Trump, who complained of lowballing by the media about the size of his inaugural crowds, claimed that 1.5 million showed up to his swearing-in. Two crowd-counting experts at Manchester Metropolitan University, however, analyzed the inauguration’s turnout with overhead imagery and estimated it at 160,000, The New York Times reported.

The same professors used similar techniques to gauge the size of the Women’s March, and placed it at 470,000, nearly triple the inauguration’s turnout.

Marchers came from across the country, by plane, car and bus, to protest a leader frequently accused of sexism during his campaign.

In September, he criticized a former winner of the Miss Universe pageant, which he owned from 1996 to 2015, telling Fox News she had “gained a massive amount of weight” as a contestant and that “it was a real problem.” He later called the woman “disgusting” on Twitter, and encouraged his Twitter following to check out her sex tape (which does not exist).

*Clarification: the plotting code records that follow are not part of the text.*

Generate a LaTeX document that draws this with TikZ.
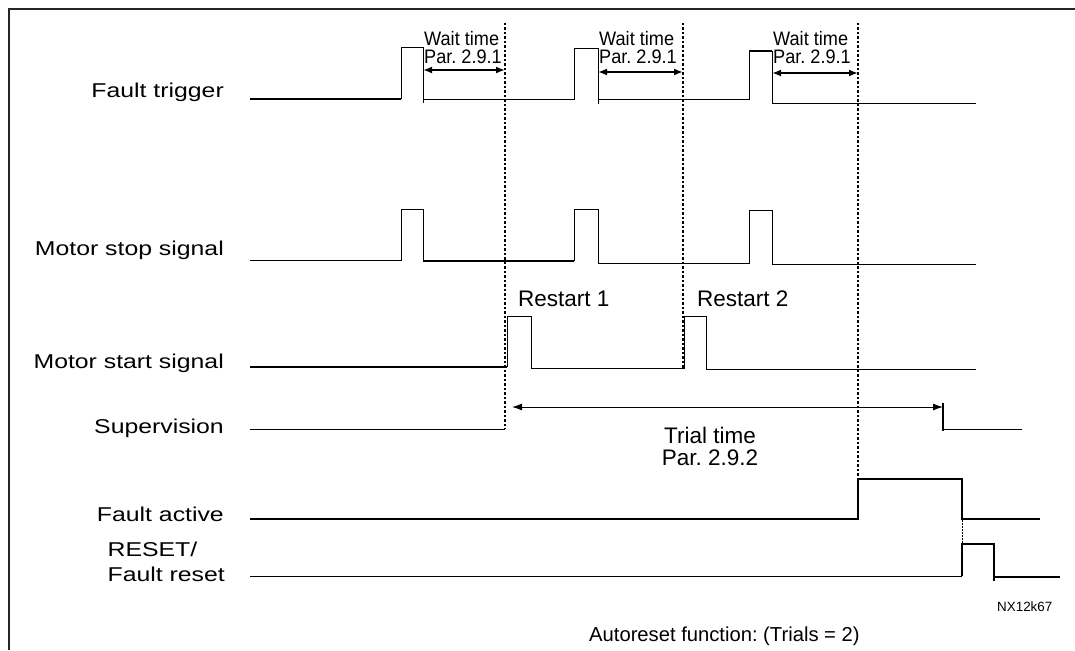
\documentclass[tikz,border=0pt]{standalone}
\usepackage{fontspec}
\setmainfont{Liberation Sans}
\newfontfamily\widefont{Liberation Sans}[FakeStretch=1.24]
\newfontfamily\narrowfont{Liberation Sans}[FakeStretch=0.93]
\frenchspacing
\usetikzlibrary{arrows.meta}
\tikzset{
  wave/.style={line width=1pt,line join=miter},
  wave bold/.style={line width=2pt,line join=miter},
  guide/.style={line width=2pt,dash pattern=on 2.5pt off 2pt},
  sig name/.style={font=\widefont\fontsize{20}{25}\selectfont,anchor=base east,inner sep=0pt},
  tag/.style={font=\narrowfont\fontsize{19.5}{18}\selectfont,align=left,anchor=north west,inner sep=0pt},
  big tag/.style={font=\fontsize{22.5}{22}\selectfont,inner sep=0pt},
  span/.style={{Latex[length=9pt,width=7pt]}-{Latex[length=9pt,width=7pt]},line width=2pt},
  trial/.style={{Latex[length=10pt,width=7pt]}-{Latex[length=10pt,width=7pt]},line width=1pt},
}
\begin{document}
\begin{tikzpicture}[x=1pt,y=-1pt]
    \useasboundingbox (0,0) rectangle (1075,650);
    \draw[line width=2pt,black!85] (9,650) -- (9,9) -- (1075,9);
    % signal names
    \node[sig name] (ft) at (224,98)  {Fault trigger};
    \node[sig name] (ms) at (224,255) {Motor stop signal};
    \node[sig name] (ma) at (224,368) {Motor start signal};
    \node[sig name] (sv) at (224,433) {Supervision};
    \node[sig name] (fa) at (224,521) {Fault active};
    \node[sig name,anchor=north east,align=left] (fr) at (225,541.5) {RESET/\\Fault reset};
    % instants
    \coordinate (t1) at (505,23);
    \coordinate (t2) at (683,23);
    \coordinate (t3) at (858,23);
    \draw[guide] (t1) -- (505,429);
    \draw[guide] (t2) -- (683,368);
    \draw[guide] (t3) -- (858,479);
    % fault trigger
    \draw[wave bold] (250,99) -- (401,99);
    \draw[wave] (401,99) |- (423,48) -- (423,103);
    \draw[wave] (423,100) -- (574,100) |- (598,49) -- (598,104);
    \draw[wave] (598,100) -- (749,100) -- (749,51);
    \draw[wave bold] (749,51) -- (772,51);
    \draw[wave] (772,51) -- (772,104) -- (976,104);
    % motor stop
    \draw[wave] (250,260) -- (401,260) |- (423,209) -- (423,262);
    \draw[wave bold] (423,261) -- (574,261);
    \draw[wave] (574,261) |- (598,209) -- (598,263) -- (749,263) |- (772,210) -- (772,264) -- (976,264);
    % motor start
    \draw[wave bold] (250,367) -- (507,367);
    \draw[wave] (507,367) |- (531,316) -- (531,368) -- (684,368) |- (706,316) -- (706,369) -- (976,369);
    \node[big tag,anchor=base west] (rs1) at (518,306) {Restart 1};
    \node[big tag,anchor=base west] (rs2) at (697,306) {Restart 2};
    % supervision
    \draw[wave] (250,429) -- (505,429);
    \coordinate (tr1) at (512,407);
    \coordinate (tr2) at (943,407);
    \draw[trial] (tr1) -- (tr2);
    \draw[wave bold] (943,403) -- (943,431);
    \draw[wave] (943,429) -- (1022,429);
    \node[big tag,align=center,anchor=north] (trt) at (710,427) {Trial time\\Par. 2.9.2};
    % fault active
    \draw[wave bold] (250,519) -- (858,519) |- (962,479) -- (962,519) -- (1040,519);
    \draw[line width=1pt,dash pattern=on 2pt off 1pt] (962,520) -- (962,544);
    % reset
    \draw[wave] (250,576) -- (962,576);
    \draw[wave bold] (962,576) |- (994,544) -- (994,581);
    \draw[wave bold] (994,577) -- (1060,577);
    % wait times
    \foreach \a/\b/\y/\n in {423/505/70/w1,598/683/72/w2,772/858/73/w3}{
      \coordinate (\n a) at (\a,\y);
      \coordinate (\n b) at (\b,\y);
      \draw[span] (\n a) -- (\n b);
      \node[tag] (\n) at (\a+1,31) {Wait time\\Par. 2.9.1};
    }
    \node[font=\fontsize{13.4}{16}\selectfont,anchor=base west,inner sep=0pt] (code) at (997,611) {NX12k67};
    \node[font=\fontsize{20.2}{24}\selectfont,anchor=base west,inner sep=0pt] (cap) at (589,641) {Autoreset function: (Trials = 2)};
\end{tikzpicture}
\end{document}
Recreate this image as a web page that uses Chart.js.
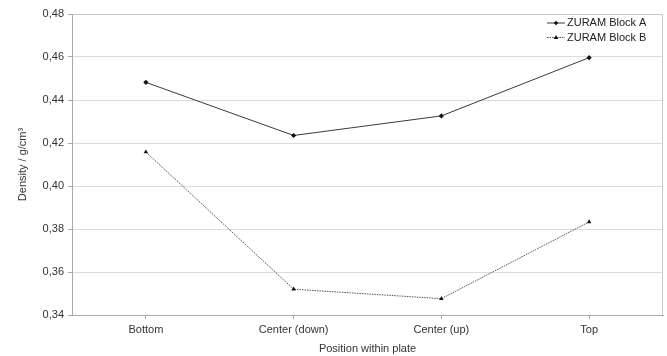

Just a few weeks later, a damning tape from 2005 surfaced in which he bragged about sexually assaulting women. “When you’re a star, they let you do it,” he says in the tape. “You can do anything.”

Trump apologized for his comments the night the tape was released, saying, “I said it, I was wrong, and I apologize.” But he also said it was “a distraction from the issues we are facing today,” and in the following weeks brushed aside mention of the comments, calling them “locker-room talk.”

On Election Day, neither the tape nor his Miss Universe comments persuaded a resounding majority of women to vote for Democratic nominee Hillary Clinton, who captured only 54 percent of the female vote, according to The Washington Post’s exit polls.

The Women’s March was born the night of Clinton’s defeat, on Facebook, as Hawaii retiree Teresa Shook grappled with the prospect of a Trump presidency. Shook created a Facebook event for a march on Washington to be held the day after the inauguration; when she woke up the next morning, the event had snowballed, and plans were under way for similar marches in New York City, Chicago and Los Angeles.

The sheer number of demonstrators in Washington created logistical problems for organizers and city officials, who had expected a much smaller turnout. The subway system, burdened by what officials said was the most riders in city history since Obama’s 2009 inauguration, broke down multiple times, stranding marchers underground in packed trains for hours.

But the tenor of the march remained peaceful — even, at times, hopeful. Unlike the previous day’s demonstrations, in which D.C. police clashed with protestors and arrested over 200 people, no arrests were reported in Saturday’s march.

Marchers sported pink hand-knitted caps with cat ears, dubbed “pussy hats,” a reference to Trump’s boasts in the 2005 tape about grabbing female genitalia. Spontaneous waves of cheering coursed through the pink-hatted, sign-bearing sea, which chanted (“We want a leader, not a creepy tweeter!”), roared and sang its way through the nation’s capital, accompanied by horn blasts of approval from passing cars and buses.

For the march’s organizers, however, the true challenge will be in the weeks to come, as they attempt to transform Saturday’s outpouring of support into a sustained movement.

Unlike previous demonstrations of similar scope — the Vietnam War protests, or MLK’s March on Washington for Jobs and Freedom — Saturday’s marchers rallied behind no single, unifying cause. They came to protest xenophobia, support reproductive rights and protect the environment, and they represented an array of interest groups, from Black Lives Matter to Greenpeace and Planned Parenthood.

What brought them all to the capital was a common aversion to Trump, but it’s unclear whether that sentiment alone will be enough to sustain a national movement. The march’s organizers have rolled out a “10 Actions, 100 Days” campaign, aimed at increasing political participation; the first of the ten actions calls for marchers to mail postcards to their senators.

One Washington demonstrator, however, was hopeful that Saturday’s march was not a one-and-done phenomenon, but a sign of things to come. “This is not a moment,” her sign read. “This is a movement.”